> **Problem requirements**:
Please, without the pictures, retype exactly the lines from the start of the material through the line that holds "import * as".

> **Provided data**:
======
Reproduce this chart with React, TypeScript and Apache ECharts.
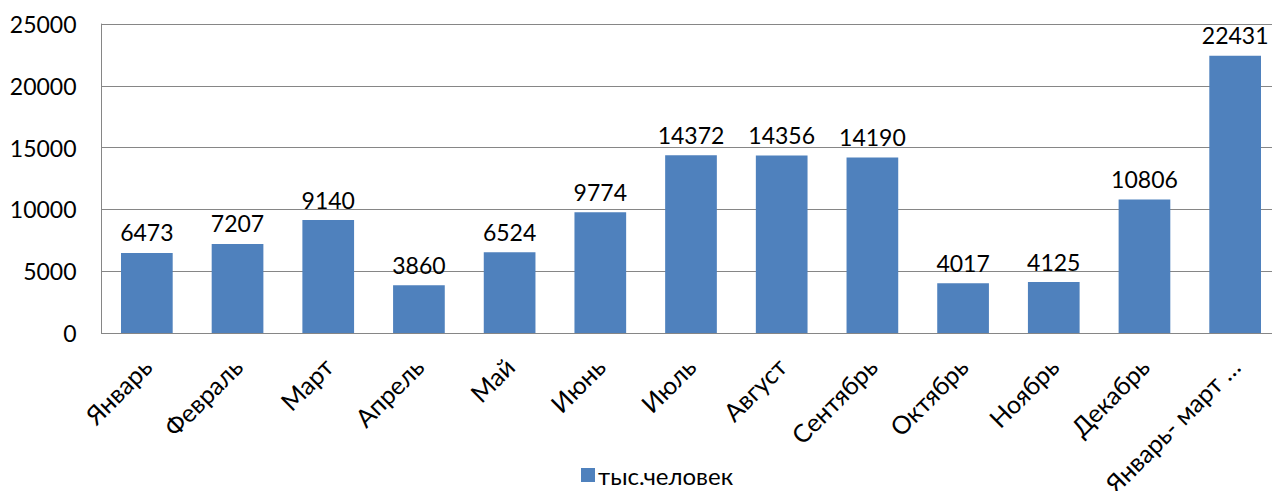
import React, { useEffect, useRef } from "react";
import * as echarts from "echarts";

const categories = ["Январь", "Февраль", "Март", "Апрель", "Май", "Июнь", "Июль", "Август", "Сентябрь", "Октябрь", "Ноябрь", "Декабрь", "Январь- март …"];
const values = [6473, 7207, 9140, 3860, 6524, 9774, 14372, 14356, 14190, 4017, 4125, 10806, 22431];
const seriesName = "тыс.человек";

export default function App() {
  const ref = useRef<HTMLDivElement>(null);
  useEffect(() => {
    document.body.style.margin = "0";
    const chart = echarts.init(ref.current!, null, { renderer: "svg" });
    const font = "Lato, 'Open Sans', sans-serif";
    chart.setOption({
      animation: false,
      textStyle: { fontFamily: font },
      grid: { left: 101.5, top: 24, width: 1179, bottom: 158, outerBoundsMode: "none", containLabel: false },
      legend: {
        bottom: -1,
        left: 576,
        itemWidth: 14,
        itemHeight: 14,
        itemGap: 8,
        icon: "rect",
        textStyle: { fontSize: 24, color: "#000", fontFamily: font, padding: [0, 0, 0, -2] },
        data: [seriesName],
      },
      xAxis: {
        type: "category",
        data: categories,
        axisLine: { lineStyle: { color: "#868686" } },
        axisTick: { show: false },
        axisLabel: { rotate: 45, fontSize: 25, color: "#000", margin: 29, interval: 0, fontFamily: font },
      },
      yAxis: {
        type: "value",
        min: 0,
        max: 25000,
        interval: 5000,
        axisLine: { show: true, lineStyle: { color: "#868686" } },
        axisTick: { show: false },
        splitLine: { lineStyle: { color: "#868686" } },
        axisLabel: { fontSize: 23, color: "#000", margin: 25, fontFamily: font, formatter: (v: number) => String(v) },
      },
      series: [
        {
          name: seriesName,
          type: "bar",
          data: values,
          barWidth: "57%",
          itemStyle: { color: "#4F81BD" },
          label: { show: true, position: "top", distance: 9, fontSize: 23, color: "#000", fontFamily: font },
        },
      ],
    });
    return () => chart.dispose();
  }, []);
  return <div ref={ref} style={{ width: 1272, height: 491 }} />;
}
======
> **Answer to the task**:
Reproduce this chart with React, TypeScript and Apache ECharts.
import React, { useEffect, useRef } from "react";
import * as echarts from "echarts";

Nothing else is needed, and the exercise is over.